Let’s call Them Clarity Characteristics
And if you sell diamonds, you will at some point discuss inclusions with your customer. Of course we can deflect their importance or severity to keep the client engaged with that stone. In those instances, we might toss off a brief “this identifies your stone in case you ever need repair work later on.” And that’s true of course. But we could spend a little time discussing the fascinating aspects of natural inclusions in a stone by spinning the conversation in a whole other way. This is especially true now that LGD have entered the bridal jewelry landscape.
Are Inclusions Ever Ok?
Natural diamond clarity characteristics may include pinpoints, clouds, feathers, chips, graining, indented naturals, twinning wisps, crystal, knots and more. Not all inclusions affect a stone’s beauty. Faint or light pinpoints or clouds for example may set the clarity grade of course, but still not diminish the stone’s beauty. And if an inclusion can be hidden by its mounting all the better. You can help your customers feel like smart shoppers (they are, with your direction) when they buy more affordable stones whose imperfections play no role in attractiveness.
The Same Just Different
Natural diamonds have a distinct set of inclusions that aid in the identification of the stone. Lab grown diamonds (or LGD) also have inclusions as a result of their growth. Sometimes the names of these inclusions are similar because of their appearance. But American Gem Laboratories unpacks the whole thing for us in a very digestible way. On the American Gem Society website, Wade Abel, CG, director of gemological services at AGS Labs, wrote Under the Scope: Natural vs. Laboratory-Grown Diamond Inclusions – What’s Different? He explains that there can be very similar-looking inclusions in natural diamonds and their lab grown counterparts. But they are actually not completely identical. The stone’s inclusions will mandate additional testing in a lab to make an official call.
Wade explained: “Natural diamonds can have inclusions that only occur from natural growth and would not be seen in laboratory-grown diamonds. An example is natural crystals of other minerals that grew alongside the diamond in the earth. Inclusions can be one of the factors that make each diamond unique!”

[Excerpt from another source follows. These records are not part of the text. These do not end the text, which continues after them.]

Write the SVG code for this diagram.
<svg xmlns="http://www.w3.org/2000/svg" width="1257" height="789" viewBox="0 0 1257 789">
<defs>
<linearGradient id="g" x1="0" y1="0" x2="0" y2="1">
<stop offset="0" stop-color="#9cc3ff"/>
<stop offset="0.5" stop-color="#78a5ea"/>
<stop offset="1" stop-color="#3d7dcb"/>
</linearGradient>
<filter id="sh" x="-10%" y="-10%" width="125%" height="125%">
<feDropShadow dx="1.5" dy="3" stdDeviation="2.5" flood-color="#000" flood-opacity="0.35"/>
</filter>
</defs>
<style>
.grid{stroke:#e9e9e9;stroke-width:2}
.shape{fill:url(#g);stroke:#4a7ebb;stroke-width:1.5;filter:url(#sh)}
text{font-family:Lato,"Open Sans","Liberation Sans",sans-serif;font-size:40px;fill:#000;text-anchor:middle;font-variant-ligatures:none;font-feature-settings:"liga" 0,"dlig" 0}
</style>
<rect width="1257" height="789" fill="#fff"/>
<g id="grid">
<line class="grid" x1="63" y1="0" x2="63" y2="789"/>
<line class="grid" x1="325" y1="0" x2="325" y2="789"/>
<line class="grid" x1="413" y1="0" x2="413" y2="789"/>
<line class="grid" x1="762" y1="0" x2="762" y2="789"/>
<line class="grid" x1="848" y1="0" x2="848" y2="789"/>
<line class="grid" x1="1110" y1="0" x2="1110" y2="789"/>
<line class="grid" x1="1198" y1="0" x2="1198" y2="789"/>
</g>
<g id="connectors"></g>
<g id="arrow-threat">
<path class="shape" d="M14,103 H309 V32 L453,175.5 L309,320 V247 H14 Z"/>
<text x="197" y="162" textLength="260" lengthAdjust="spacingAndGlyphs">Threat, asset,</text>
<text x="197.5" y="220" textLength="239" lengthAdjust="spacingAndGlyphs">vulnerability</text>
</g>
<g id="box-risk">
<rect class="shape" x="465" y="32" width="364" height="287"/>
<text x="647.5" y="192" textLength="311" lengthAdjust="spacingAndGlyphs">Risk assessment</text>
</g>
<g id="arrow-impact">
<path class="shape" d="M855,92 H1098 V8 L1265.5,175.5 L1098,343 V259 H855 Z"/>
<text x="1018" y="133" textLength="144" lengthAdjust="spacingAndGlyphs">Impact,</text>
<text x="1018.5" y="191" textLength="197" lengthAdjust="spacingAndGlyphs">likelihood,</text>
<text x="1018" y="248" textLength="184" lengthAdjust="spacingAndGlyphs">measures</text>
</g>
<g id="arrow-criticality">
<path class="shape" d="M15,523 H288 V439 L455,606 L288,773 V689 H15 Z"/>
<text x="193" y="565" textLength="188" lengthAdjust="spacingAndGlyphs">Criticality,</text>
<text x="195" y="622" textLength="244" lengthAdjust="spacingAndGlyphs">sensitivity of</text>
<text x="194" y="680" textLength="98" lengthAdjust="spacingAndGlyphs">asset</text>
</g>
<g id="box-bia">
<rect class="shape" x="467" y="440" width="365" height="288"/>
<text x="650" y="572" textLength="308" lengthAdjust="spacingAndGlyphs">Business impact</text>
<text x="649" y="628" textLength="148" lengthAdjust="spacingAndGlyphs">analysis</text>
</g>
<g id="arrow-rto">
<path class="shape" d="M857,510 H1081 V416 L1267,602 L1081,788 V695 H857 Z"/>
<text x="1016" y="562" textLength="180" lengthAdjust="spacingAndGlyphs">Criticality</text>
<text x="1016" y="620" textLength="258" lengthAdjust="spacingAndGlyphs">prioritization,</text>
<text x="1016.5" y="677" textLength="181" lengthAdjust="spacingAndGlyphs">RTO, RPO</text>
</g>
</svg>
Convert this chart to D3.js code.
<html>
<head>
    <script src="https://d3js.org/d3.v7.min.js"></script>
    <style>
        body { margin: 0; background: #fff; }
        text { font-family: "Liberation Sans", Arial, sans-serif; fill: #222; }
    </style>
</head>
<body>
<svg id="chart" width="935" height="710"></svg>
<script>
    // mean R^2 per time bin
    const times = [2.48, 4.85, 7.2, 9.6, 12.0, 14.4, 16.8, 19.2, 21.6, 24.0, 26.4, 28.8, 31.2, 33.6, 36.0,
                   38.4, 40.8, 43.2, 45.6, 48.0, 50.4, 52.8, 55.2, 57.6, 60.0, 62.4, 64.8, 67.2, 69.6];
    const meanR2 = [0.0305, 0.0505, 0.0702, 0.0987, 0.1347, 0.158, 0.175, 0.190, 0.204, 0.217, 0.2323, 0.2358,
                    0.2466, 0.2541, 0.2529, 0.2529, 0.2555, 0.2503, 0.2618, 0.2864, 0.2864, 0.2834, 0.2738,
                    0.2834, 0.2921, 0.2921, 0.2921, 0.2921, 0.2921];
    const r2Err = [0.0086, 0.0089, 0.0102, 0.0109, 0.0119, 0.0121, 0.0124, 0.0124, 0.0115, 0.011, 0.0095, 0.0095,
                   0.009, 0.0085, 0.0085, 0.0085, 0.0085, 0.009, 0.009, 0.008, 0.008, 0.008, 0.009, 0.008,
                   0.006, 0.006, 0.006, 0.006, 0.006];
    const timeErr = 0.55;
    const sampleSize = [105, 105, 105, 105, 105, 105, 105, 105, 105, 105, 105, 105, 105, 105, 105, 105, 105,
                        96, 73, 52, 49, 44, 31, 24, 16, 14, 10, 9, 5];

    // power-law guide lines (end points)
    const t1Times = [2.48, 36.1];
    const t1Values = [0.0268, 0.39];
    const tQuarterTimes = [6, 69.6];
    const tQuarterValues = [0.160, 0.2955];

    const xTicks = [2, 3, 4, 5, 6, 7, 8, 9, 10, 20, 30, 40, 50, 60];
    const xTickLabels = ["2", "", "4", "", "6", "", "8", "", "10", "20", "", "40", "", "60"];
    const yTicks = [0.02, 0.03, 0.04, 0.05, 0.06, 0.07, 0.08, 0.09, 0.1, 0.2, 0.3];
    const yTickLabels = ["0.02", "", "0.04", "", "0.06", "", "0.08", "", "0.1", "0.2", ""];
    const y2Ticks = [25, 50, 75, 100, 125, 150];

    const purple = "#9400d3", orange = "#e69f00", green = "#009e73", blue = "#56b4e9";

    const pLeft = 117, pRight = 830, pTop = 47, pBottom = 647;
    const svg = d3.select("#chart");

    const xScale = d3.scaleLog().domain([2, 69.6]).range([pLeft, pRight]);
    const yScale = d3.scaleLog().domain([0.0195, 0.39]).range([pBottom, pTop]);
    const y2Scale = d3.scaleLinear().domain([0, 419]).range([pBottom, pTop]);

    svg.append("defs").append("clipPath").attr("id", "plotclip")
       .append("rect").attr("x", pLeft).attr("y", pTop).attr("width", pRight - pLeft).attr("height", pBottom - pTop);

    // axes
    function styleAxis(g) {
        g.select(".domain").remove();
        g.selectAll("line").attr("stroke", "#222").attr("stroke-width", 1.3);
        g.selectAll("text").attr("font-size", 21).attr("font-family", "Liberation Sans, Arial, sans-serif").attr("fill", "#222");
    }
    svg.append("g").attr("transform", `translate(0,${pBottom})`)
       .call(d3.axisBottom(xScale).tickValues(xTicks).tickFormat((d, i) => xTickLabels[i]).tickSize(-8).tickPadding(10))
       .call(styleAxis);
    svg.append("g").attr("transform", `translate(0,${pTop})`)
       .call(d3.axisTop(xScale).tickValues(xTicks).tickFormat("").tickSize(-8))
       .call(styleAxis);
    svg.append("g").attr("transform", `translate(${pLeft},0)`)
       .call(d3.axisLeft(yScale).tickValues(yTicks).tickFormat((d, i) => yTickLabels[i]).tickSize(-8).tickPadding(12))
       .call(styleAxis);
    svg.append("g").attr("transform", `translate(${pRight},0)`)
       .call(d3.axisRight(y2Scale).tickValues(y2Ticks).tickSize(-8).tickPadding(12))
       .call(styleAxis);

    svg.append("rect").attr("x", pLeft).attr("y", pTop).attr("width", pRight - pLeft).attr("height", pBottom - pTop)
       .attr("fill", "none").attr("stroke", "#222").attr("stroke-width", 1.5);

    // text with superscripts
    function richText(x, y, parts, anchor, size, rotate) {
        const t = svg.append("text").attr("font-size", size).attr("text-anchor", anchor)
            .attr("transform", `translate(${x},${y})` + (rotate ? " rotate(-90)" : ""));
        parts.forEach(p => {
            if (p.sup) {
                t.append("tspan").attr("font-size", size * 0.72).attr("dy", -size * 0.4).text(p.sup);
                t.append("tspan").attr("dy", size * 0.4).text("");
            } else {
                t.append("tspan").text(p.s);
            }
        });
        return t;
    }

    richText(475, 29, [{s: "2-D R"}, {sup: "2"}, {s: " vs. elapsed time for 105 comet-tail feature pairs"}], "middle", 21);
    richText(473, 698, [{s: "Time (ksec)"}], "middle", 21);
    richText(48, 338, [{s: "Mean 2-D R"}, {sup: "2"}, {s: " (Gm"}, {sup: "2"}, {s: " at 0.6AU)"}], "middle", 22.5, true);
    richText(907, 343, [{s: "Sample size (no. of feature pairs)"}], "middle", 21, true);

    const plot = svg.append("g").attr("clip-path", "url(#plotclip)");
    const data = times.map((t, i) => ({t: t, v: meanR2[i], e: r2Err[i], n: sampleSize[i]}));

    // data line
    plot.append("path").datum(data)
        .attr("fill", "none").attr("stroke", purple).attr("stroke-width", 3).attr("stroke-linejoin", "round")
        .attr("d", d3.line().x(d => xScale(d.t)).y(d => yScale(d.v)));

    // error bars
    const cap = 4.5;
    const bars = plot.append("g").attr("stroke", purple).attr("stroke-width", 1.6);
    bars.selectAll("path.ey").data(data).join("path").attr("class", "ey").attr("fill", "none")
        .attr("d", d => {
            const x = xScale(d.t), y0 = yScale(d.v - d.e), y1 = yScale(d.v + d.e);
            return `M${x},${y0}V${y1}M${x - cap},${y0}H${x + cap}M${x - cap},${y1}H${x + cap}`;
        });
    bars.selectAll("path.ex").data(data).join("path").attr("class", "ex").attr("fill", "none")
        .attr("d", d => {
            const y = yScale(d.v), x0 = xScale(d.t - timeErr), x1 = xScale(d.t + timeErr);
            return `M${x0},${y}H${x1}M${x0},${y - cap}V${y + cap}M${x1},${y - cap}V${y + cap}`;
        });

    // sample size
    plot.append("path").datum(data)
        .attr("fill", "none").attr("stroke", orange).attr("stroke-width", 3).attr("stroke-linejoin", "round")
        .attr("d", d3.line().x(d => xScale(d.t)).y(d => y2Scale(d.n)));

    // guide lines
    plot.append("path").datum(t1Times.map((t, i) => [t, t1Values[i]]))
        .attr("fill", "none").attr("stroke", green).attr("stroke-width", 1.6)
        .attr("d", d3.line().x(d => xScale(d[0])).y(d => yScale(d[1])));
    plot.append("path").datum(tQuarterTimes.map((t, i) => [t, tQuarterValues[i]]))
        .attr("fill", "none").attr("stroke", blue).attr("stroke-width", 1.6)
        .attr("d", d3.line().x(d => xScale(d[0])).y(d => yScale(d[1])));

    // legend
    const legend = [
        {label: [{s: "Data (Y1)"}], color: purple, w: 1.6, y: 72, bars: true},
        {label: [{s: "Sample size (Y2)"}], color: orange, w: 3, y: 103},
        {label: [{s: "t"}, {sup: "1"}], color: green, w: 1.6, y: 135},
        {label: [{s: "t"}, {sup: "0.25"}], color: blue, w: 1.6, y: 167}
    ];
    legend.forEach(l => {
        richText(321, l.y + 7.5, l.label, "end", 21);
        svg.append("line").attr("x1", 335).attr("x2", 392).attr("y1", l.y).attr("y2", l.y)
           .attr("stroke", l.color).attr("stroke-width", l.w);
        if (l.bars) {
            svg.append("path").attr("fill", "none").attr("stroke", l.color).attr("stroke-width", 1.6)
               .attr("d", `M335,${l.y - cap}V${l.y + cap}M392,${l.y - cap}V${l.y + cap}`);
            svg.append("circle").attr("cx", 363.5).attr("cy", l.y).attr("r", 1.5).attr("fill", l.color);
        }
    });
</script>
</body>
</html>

Sell What your Customers Want
Many retailers are now offering both LGD and natural diamonds. So there should be a way to sell both without ‘bad-mouthing’ one or the other. Pricing will be the big separator for many customers. Younger first time bridal jewelry consumers may not care about the more romantic message implied with earth mined diamonds. Money matters, and that customer is drawn to the look of perfection from LGDs, knowing that no one else can tell the difference. But we’ll always have customers for whom the magnetic appeal of a genuine from the earth diamond will be worth its price. There’s a difference to both products and it’s reassuring that even with similar looking inclusions – they can both be separated.